Notice periods in India typically range from 30 days (rare) to 90 days (common in IT and finance). When your new employer wants you to join sooner, you have three main options.
Option 1 — Request early release from current employer: This is the first step. Approach your manager as soon as you have a written offer. Frame it positively: 'I've received an offer I'd like to pursue. I'm committed to a smooth handover. I can document my work, train a replacement, and complete critical deliverables before leaving.' Many managers agree to 2-4 weeks early release if you demonstrate responsibility. Create a handover document listing: ongoing projects, key contacts, passwords (where appropriate), and status of each deliverable. Offer to be available for questions after you leave (within reason). The more you reduce their risk, the more likely they are to agree.
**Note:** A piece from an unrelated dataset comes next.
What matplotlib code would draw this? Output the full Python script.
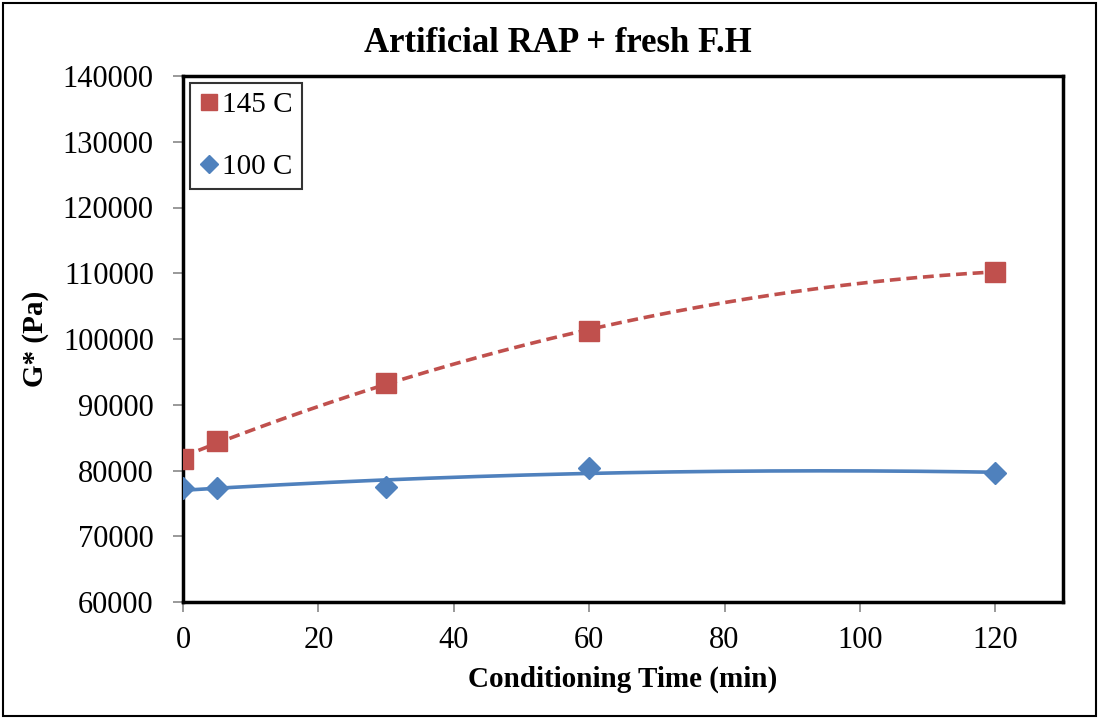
import numpy as np
import matplotlib.pyplot as plt

# Adatok
time_min = [0, 5, 30, 60, 120]
g_145 = [81750, 84500, 93300, 101250, 110250]
g_100 = [77350, 77350, 77500, 80350, 79600]

plt.rcParams['font.family'] = ['Liberation Serif', 'DejaVu Serif']

fig = plt.figure(figsize=(10.99, 7.19), dpi=100)
ax = fig.add_axes([183 / 1099, 1 - 602 / 719, (1063 - 183) / 1099, (602 - 76) / 719])

red = '#C0504D'
blue = '#4F81BD'

# Trendvonalak (másodfokú polinom, mint Excelben)
xs = np.linspace(0, 120, 200)
p_red = np.polyfit(time_min, g_145, 2)
p_blue = np.polyfit(time_min, g_100, 2)
ax.plot(xs, np.polyval(p_red, xs), color=red, linestyle=(0, (3, 1.6)), linewidth=2.6, zorder=2)
ax.plot(xs, np.polyval(p_blue, xs), color=blue, linestyle='-', linewidth=2.6, zorder=2)

ax.plot(time_min, g_145, linestyle='none', marker='s', markersize=14, color=red, label='145 C', zorder=3)
ax.plot(time_min, g_100, linestyle='none', marker='D', markersize=11, color=blue, label='100 C', zorder=3)

ax.set_xlim(0, 130)
ax.set_ylim(60000, 140000)
ax.set_xticks(range(0, 121, 20))
ax.set_yticks(range(60000, 140001, 10000))

for s in ax.spines.values():
    s.set_linewidth(2.5)
    s.set_color('black')
ax.tick_params(axis='both', direction='out', length=7, width=1.2, color='#888888', labelsize=22)
ax.tick_params(axis='y', pad=14)
ax.tick_params(axis='x', pad=10)

# Cím az ábra közepéhez igazítva (mint az Excelben)
fig.text(558 / 1099, 1 - 44 / 719, 'Artificial RAP + fresh F.H', fontsize=25, fontweight='bold',
         ha='center', va='center')
ax.set_xlabel('Conditioning Time (min)', fontsize=21, fontweight='bold', labelpad=8)
ax.set_ylabel('G* (Pa)', fontsize=21, fontweight='bold', labelpad=10)

leg = ax.legend(loc='upper left', fontsize=21, frameon=True, fancybox=False, borderpad=0.3,
                handletextpad=0.1, handlelength=0.7, labelspacing=1.2, borderaxespad=0.25,
                markerscale=0.85)
leg.get_frame().set_edgecolor('black')
leg.get_frame().set_linewidth(1.5)

# Külső keret
fig.patches.append(plt.Rectangle((0.003, 0.004), 0.994, 0.992, transform=fig.transFigure,
                                 fill=False, edgecolor='black', linewidth=1.5))

fig.savefig('out.png', dpi=100)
Option 2 — Buyout: If your current employer won't agree to early release, ask your new employer to buy out your notice period. The new company pays your current employer your salary (and sometimes a premium) for the unserved period. Example: 60-day notice, you want to leave in 30 days — new employer pays 30 days of your salary to current employer. This is common in tech (Flipkart, Amazon, Microsoft) and finance. Not all companies offer it — some have a strict no-buyout policy. Ask the recruiter during offer negotiation: 'Do you offer notice period buyout?'
Option 3 — Negotiate joining date with new employer: If buyout isn't possible and current employer won't release early, negotiate a later joining date with the new company. Most companies can wait 4-6 weeks. For critical roles, they may wait 60-90 days. Use this as a fallback.
What not to do: Never leave without serving notice or without written release. It can result in: loss of experience letter, negative reference, legal action (in rare cases), and reputation damage. Never badmouth your current employer — it can get back to them and affect your release.